======== Recorded data ========

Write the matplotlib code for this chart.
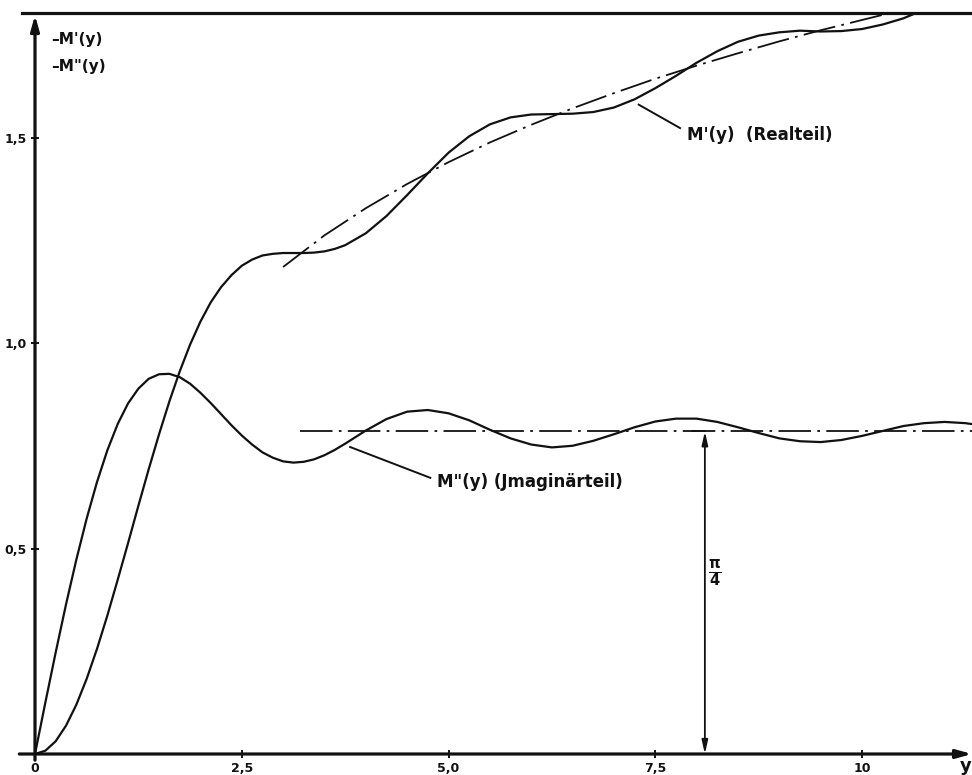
import matplotlib
matplotlib.use("Agg")
import matplotlib.pyplot as plt

# values (finer step on the steep first part)
y_vals = [0.0, 0.125, 0.25, 0.375, 0.5, 0.625, 0.75, 0.875, 1.0, 1.125,
          1.25, 1.375, 1.5, 1.625, 1.75, 1.875, 2.0, 2.125, 2.25, 2.375,
          2.5, 2.625, 2.75, 2.875, 3.0, 3.125, 3.25, 3.375, 3.5, 3.625,
          3.75, 4.0, 4.25, 4.5, 4.75, 5.0, 5.25, 5.5, 5.75,
          6.0, 6.25, 6.5, 6.75, 7.0, 7.25, 7.5, 7.75, 8.0, 8.25, 8.5, 8.75,
          9.0, 9.25, 9.5, 9.75, 10.0, 10.25, 10.5, 10.75, 11.0, 11.25, 11.5]

# M'(y)  Realteil
real_part = [0.0, 0.008, 0.031, 0.069, 0.120, 0.183, 0.256, 0.337, 0.424, 0.513,
             0.604, 0.693, 0.778, 0.858, 0.931, 0.996, 1.052, 1.099, 1.136, 1.165,
             1.188, 1.203, 1.213, 1.217, 1.219, 1.219, 1.219, 1.220, 1.223, 1.229,
             1.238, 1.267, 1.309, 1.360, 1.413, 1.463, 1.503, 1.532, 1.549,
             1.556, 1.557, 1.558, 1.562, 1.573, 1.593, 1.620, 1.650, 1.682, 1.710,
             1.733, 1.748, 1.756, 1.760, 1.758, 1.759, 1.764, 1.775, 1.790, 1.811]

# M''(y)  Imaginaerteil
imag_part = [0.0, 0.125, 0.247, 0.364, 0.473, 0.573, 0.662, 0.739, 0.803, 0.853,
             0.889, 0.913, 0.924, 0.925, 0.917, 0.901, 0.879, 0.854, 0.827, 0.800,
             0.775, 0.753, 0.734, 0.721, 0.712, 0.709, 0.711, 0.717, 0.727, 0.740,
             0.755, 0.787, 0.815, 0.833, 0.837, 0.829, 0.812, 0.789, 0.768,
             0.753, 0.746, 0.750, 0.762, 0.778, 0.795, 0.809, 0.816, 0.816, 0.808,
             0.795, 0.781, 0.768, 0.761, 0.759, 0.764, 0.774, 0.786, 0.798, 0.805,
             0.808, 0.805, 0.798]

# dash-dot trend of the real part
trend_y = [3.0, 3.5, 4.0, 4.5, 5.0, 5.5, 6.0, 6.5, 7.0, 7.5, 8.0, 8.5, 9.0,
           9.5, 10.0, 10.3]
trend_val = [1.185, 1.262, 1.328, 1.387, 1.440, 1.488, 1.531, 1.571, 1.608,
             1.643, 1.675, 1.705, 1.734, 1.761, 1.786, 1.801]

# dash-dot limit of the imaginary part (pi/4)
limit_y = [3.2, 11.4]
limit_val = [0.785, 0.785]

x_ticks = [0, 2.5, 5.0, 7.5, 10]
x_ticklabels = ["0", "2,5", "5,0", "7,5", "10"]
y_ticks = [0.5, 1.0, 1.5]
y_ticklabels = ["0,5", "1,0", "1,5"]

XMAX, YMAX = 11.33, 1.803

fig = plt.figure(figsize=(9.72, 7.75), dpi=100)
ax = fig.add_axes([35 / 972, 21 / 775, 937 / 972, 741 / 775])
ax.set_xlim(0, XMAX)
ax.set_ylim(0, YMAX)
for s in ax.spines.values():
    s.set_visible(False)

ink = "#111111"
n_real = len(real_part)
ax.plot(y_vals[:n_real], real_part, color=ink, lw=1.6, solid_joinstyle="round")
ax.plot(y_vals, imag_part, color=ink, lw=1.6, solid_joinstyle="round",
        clip_on=False)

dd = (0, (18, 3.5, 1.5, 3.5))
ax.plot(trend_y, trend_val, color=ink, lw=1.3, linestyle=dd)
ax.plot(limit_y, limit_val, color=ink, lw=1.3, linestyle=dd, clip_on=False)

# frame lines: axes with arrows and top border
arrow_kw = dict(arrowstyle="-|>,head_length=0.9,head_width=0.25", lw=2.3,
                color=ink, shrinkA=0, shrinkB=0)
ax.annotate("", xy=(XMAX, 0), xytext=(-0.19, 0), arrowprops=arrow_kw,
            annotation_clip=False)
ax.annotate("", xy=(0, YMAX - 0.005), xytext=(0, -0.015), arrowprops=arrow_kw,
            annotation_clip=False)
ax.plot([-0.16, XMAX], [YMAX, YMAX], color=ink, lw=2.3, clip_on=False)

# pi/4 double arrow
x_arrow = 8.1
ax.annotate("", xy=(x_arrow, 0.785), xytext=(x_arrow, 0.0),
            arrowprops=dict(arrowstyle="<|-|>,head_length=0.8,head_width=0.18",
                            lw=1.3, color=ink, shrinkA=0, shrinkB=0))
ax.plot([7.95, x_arrow], [0.785, 0.785], color=ink, lw=1.2)
ax.text(x_arrow + 0.04, 0.44, r"$\mathbf{\frac{\pi}{4}}$", fontsize=15,
        color=ink, ha="left", va="center")

# curve labels with leader lines
ax.plot([7.3, 7.8], [1.58, 1.523], color=ink, lw=1.4)
ax.text(7.88, 1.506, "M'(y)  (Realteil)", fontsize=12, fontweight="bold",
        color=ink, ha="left", va="center")
ax.plot([3.81, 4.78], [0.747, 0.672], color=ink, lw=1.4)
ax.text(4.86, 0.662, 'M"(y) (Jmaginärteil)', fontsize=12, fontweight="bold",
        color=ink, ha="left", va="center")

# axis titles
ax.text(0.2, 1.738, "–M'(y)", fontsize=11, fontweight="bold", color=ink,
        ha="left", va="center")
ax.text(0.2, 1.672, '–M"(y)', fontsize=11, fontweight="bold", color=ink,
        ha="left", va="center")
ax.text(XMAX - 0.01, -0.03, "y", fontsize=13, color=ink, ha="right",
        va="center", fontweight="bold", clip_on=False)

ax.set_xticks(x_ticks)
ax.set_xticklabels(x_ticklabels, fontweight="bold", fontsize=9)
ax.set_yticks(y_ticks)
ax.set_yticklabels(y_ticklabels, fontweight="bold", fontsize=9)
ax.tick_params(axis="both", direction="inout", length=6, width=1.4,
               color=ink, labelcolor=ink, pad=3)

fig.savefig("out.png", dpi=100, facecolor="white")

========

[Task details]:
The lines from the top of the data above through the one holding "1.775, 1.790, 1.811]" are to be repeated exactly, and only those, with no pictures.

[Exercise solution]:
Write the matplotlib code for this chart.
import matplotlib
matplotlib.use("Agg")
import matplotlib.pyplot as plt

# values (finer step on the steep first part)
y_vals = [0.0, 0.125, 0.25, 0.375, 0.5, 0.625, 0.75, 0.875, 1.0, 1.125,
          1.25, 1.375, 1.5, 1.625, 1.75, 1.875, 2.0, 2.125, 2.25, 2.375,
          2.5, 2.625, 2.75, 2.875, 3.0, 3.125, 3.25, 3.375, 3.5, 3.625,
          3.75, 4.0, 4.25, 4.5, 4.75, 5.0, 5.25, 5.5, 5.75,
          6.0, 6.25, 6.5, 6.75, 7.0, 7.25, 7.5, 7.75, 8.0, 8.25, 8.5, 8.75,
          9.0, 9.25, 9.5, 9.75, 10.0, 10.25, 10.5, 10.75, 11.0, 11.25, 11.5]

# M'(y)  Realteil
real_part = [0.0, 0.008, 0.031, 0.069, 0.120, 0.183, 0.256, 0.337, 0.424, 0.513,
             0.604, 0.693, 0.778, 0.858, 0.931, 0.996, 1.052, 1.099, 1.136, 1.165,
             1.188, 1.203, 1.213, 1.217, 1.219, 1.219, 1.219, 1.220, 1.223, 1.229,
             1.238, 1.267, 1.309, 1.360, 1.413, 1.463, 1.503, 1.532, 1.549,
             1.556, 1.557, 1.558, 1.562, 1.573, 1.593, 1.620, 1.650, 1.682, 1.710,
             1.733, 1.748, 1.756, 1.760, 1.758, 1.759, 1.764, 1.775, 1.790, 1.811]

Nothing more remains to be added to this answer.